A GLIMPSE OF HISTORY
Barbara McClintock (1902–1992) was a remarkable scientist who made several very important discoveries in genetics dealing with chromosome structures. Her studies were carried out before the age of large interdisciplinary research teams and before the sophisticated tools of molecular genetics were available. Her tools consisted of a clear mind which could make sense of confusing and revolutionary observations, and a consuming curiosity that led her to work 12-hour days, six days a week in a small laboratory at Cold Spring Harbor on Long Island, New York.
In 1983, at age 81, McClintock received the Nobel Prize in Medicine or Physiology largely for her discovery of transposable elements, or transposons, popularly called "jumping genes" which she had made 40 years earlier. Her experimental system consisted of ears of corn. She observed various colored kernels which were produced by different enzymes (see figure 8.5). If the gene coding for an enzyme responsible for color formation was inactivated, the kernel was not pigmented. If the enzyme was only partially inactivated, then the kernel was partially pigmented. Thus by looking at kernel colors, McClintock was able to observe changes in genes by their effect on pigment production. She concluded that fragments of DNA must be capable of moving from one site on the chromosome to another, because the colors of the kernels changed. A transposable element moving into a gene would inactivate it. When the element left a gene and the gene was restored, it would function properly.
At the time she published her results, most scientists believed that chromosomes were very stable and unchanging. Consequently, most geneticists were very skeptical of McClintock’s heretical ideas. As a result, she stopped publishing many of her observations. It was not until the late 1970s that her ideas were accepted. By that time, transposable elements had been discovered in many organisms, including bacteria. Although transposons were first discovered in plants, once they were discovered in bacteria, the field moved ahead very quickly. The techniques of molecular biology, biochemistry and genetics made it possible to isolate, characterize and understand the movement of these remarkable pieces of DNA.
At the end of World War II, bacterial dysentery (caused by members of the genus Shigella) was a common disease in Japan. With the introduction of the sulfa drugs, the number of cases of dysentery decreased, as this antibacterial medicine proved highly successful. However, after 1949, the incidence of dysentery began to rise again, and many of the Shigella strains causing dysentery were resistant to sulfa. Fortunately, these organisms remained susceptible to such antibiotics as streptomycin, chloramphenicol, and tetracycline. However, a new problem arose. In 1955, a Japanese woman returning from Hong Kong developed Shigella dysentery that did not respond to any antibiotic treatment.

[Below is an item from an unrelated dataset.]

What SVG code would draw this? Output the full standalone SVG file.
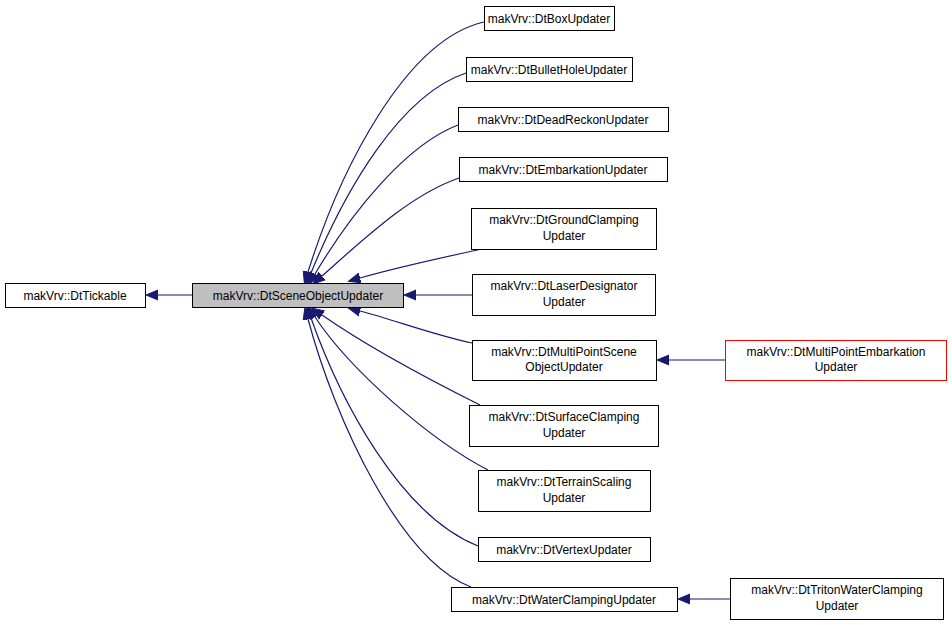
<svg xmlns="http://www.w3.org/2000/svg" width="952" height="625" viewBox="0 0 952 625">
<style>
.n rect{fill:#fff;stroke:#000;stroke-width:1}
.n text{font-family:"Liberation Sans",Arial,sans-serif;font-size:12px;text-anchor:middle;fill:#000}
.e path{fill:none;stroke:#191970;stroke-width:1.2}
</style>
<defs>
<marker id="a" markerUnits="userSpaceOnUse" markerWidth="14" markerHeight="12" refX="0" refY="5" orient="auto" viewBox="0 0 14 10"><path d="M0,0 L12,5 L0,10 Z" fill="#191970" stroke="#191970"/></marker>
</defs>
<rect width="952" height="625" fill="#fff"/>
<g class="e" id="edges">
<path marker-end="url(#a)" d="M192,295 L158,295"/>
<path marker-end="url(#a)" d="M484,22 C405,40 340,170 308,272"/>
<path marker-end="url(#a)" d="M466,73 C400,95 345,190 311,273"/>
<path marker-end="url(#a)" d="M458,125 C405,145 350,215 315,274"/>
<path marker-end="url(#a)" d="M459,178 C410,195 365,238 322,276"/>
<path marker-end="url(#a)" d="M482,249 C440,258 395,268 360,278"/>
<path marker-end="url(#a)" d="M472,295 L416,295"/>
<path marker-end="url(#a)" d="M472,343 C430,334 395,320 360,311"/>
<path marker-end="url(#a)" d="M480,405 C430,380 365,345 322,315"/>
<path marker-end="url(#a)" d="M488,470 C430,440 350,370 315,317"/>
<path marker-end="url(#a)" d="M478,546 C400,515 340,400 311,318"/>
<path marker-end="url(#a)" d="M471,587 C400,560 335,420 308,319"/>
<path marker-end="url(#a)" d="M725,360 L669,360"/>
<path marker-end="url(#a)" d="M730,599 L690,599"/>
</g>
<g class="n" id="tickable"><rect x="5.5" y="283.5" width="140" height="24"/><text x="75" y="300">makVrv::DtTickable</text></g>
<g class="n" id="scene"><rect x="192.5" y="283.5" width="211" height="24" style="fill:#bfbfbf"/><text x="298" y="300">makVrv::DtSceneObjectUpdater</text></g>
<g class="n" id="box"><rect x="484.5" y="6.5" width="130" height="24"/><text x="549" y="23">makVrv::DtBoxUpdater</text></g>
<g class="n" id="bullet"><rect x="466.5" y="57.5" width="166" height="24"/><text x="549" y="74">makVrv::DtBulletHoleUpdater</text></g>
<g class="n" id="dead"><rect x="458.5" y="107.5" width="210" height="24"/><text x="563" y="124">makVrv::DtDeadReckonUpdater</text></g>
<g class="n" id="emb"><rect x="459.5" y="157.5" width="208" height="24"/><text x="563" y="174">makVrv::DtEmbarkationUpdater</text></g>
<g class="n" id="ground"><rect x="471.5" y="208.5" width="185" height="41"/><text x="564" y="224">makVrv::DtGroundClamping</text><text x="564" y="240">Updater</text></g>
<g class="n" id="laser"><rect x="472.5" y="274.5" width="183" height="41"/><text x="564" y="290">makVrv::DtLaserDesignator</text><text x="564" y="306">Updater</text></g>
<g class="n" id="multi"><rect x="472.5" y="340.5" width="184" height="40"/><text x="564" y="356">makVrv::DtMultiPointScene</text><text x="564" y="371">ObjectUpdater</text></g>
<g class="n" id="surface"><rect x="469.5" y="405.5" width="189" height="41"/><text x="564" y="421">makVrv::DtSurfaceClamping</text><text x="564" y="437">Updater</text></g>
<g class="n" id="terrain"><rect x="478.5" y="470.5" width="172" height="41"/><text x="564" y="486">makVrv::DtTerrainScaling</text><text x="564" y="502">Updater</text></g>
<g class="n" id="vertex"><rect x="478.5" y="537.5" width="172" height="24"/><text x="564" y="554">makVrv::DtVertexUpdater</text></g>
<g class="n" id="water"><rect x="451.5" y="587.5" width="226" height="24"/><text x="564" y="604">makVrv::DtWaterClampingUpdater</text></g>
<g class="n" id="mpe"><rect x="725.5" y="340.5" width="221" height="40" style="stroke:#ff0000"/><text x="836" y="356">makVrv::DtMultiPointEmbarkation</text><text x="836" y="371">Updater</text></g>
<g class="n" id="triton"><rect x="730.5" y="578.5" width="213" height="41"/><text x="837" y="594">makVrv::DtTritonWaterClamping</text><text x="837" y="610">Updater</text></g>
</svg>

In the next several years, a number of dysentery epidemics developed in Japan. In some patients, the causative organisms were sensitive to antibiotics; in others, they were resistant. Curiously, bacteria isolated from certain patients who had been treated with a single antibiotic abruptly became resistant not only to that antibiotic but also to other antibiotics to which the patients had not been exposed. In addition, cells of Escherichia coli residing in the large intestine of many of the patients who carried antibiotic-resistant organisms were also resistant to the same antibiotics. How can these observations be explained? A reasonable conclusion is that the genes responsible for antibiotic resistance spread from one bacterium to another. The phenomenon of genes being able to jump from one site on DNA to anotyher discovered by McClintock play an important role in the movement of anitbiotic resistance genes between bacteria.
Antibiotics have reduced the incidence of many microbial infections. However, the development and spread of resistant strains of bacteria have created unique problems for the treatment of infectious diseases. Understanding the mechanisms by which organisms become resistant to antibiotics and how this resistance is transferred to sensitive cells may enable the medical community to keep one step ahead of disease-causing bacteria and maintain the usefulness of antibiotics.
Bacterial genetics encompasses the study of heredity; how genes function, how they can change and how they are transferred to other cells in the population. The functioning of genes was discussed in Chapter 7. In this chapter we will focus on how the chemical structure of DNA can change or mutate, thereby conferring new properties on the cell. These changes allow bacteria to adapt to changing environmental conditions. We will also discuss how genes are transferred from one bacterium to another, thereby changing the properties of cells into which the genes are transferred.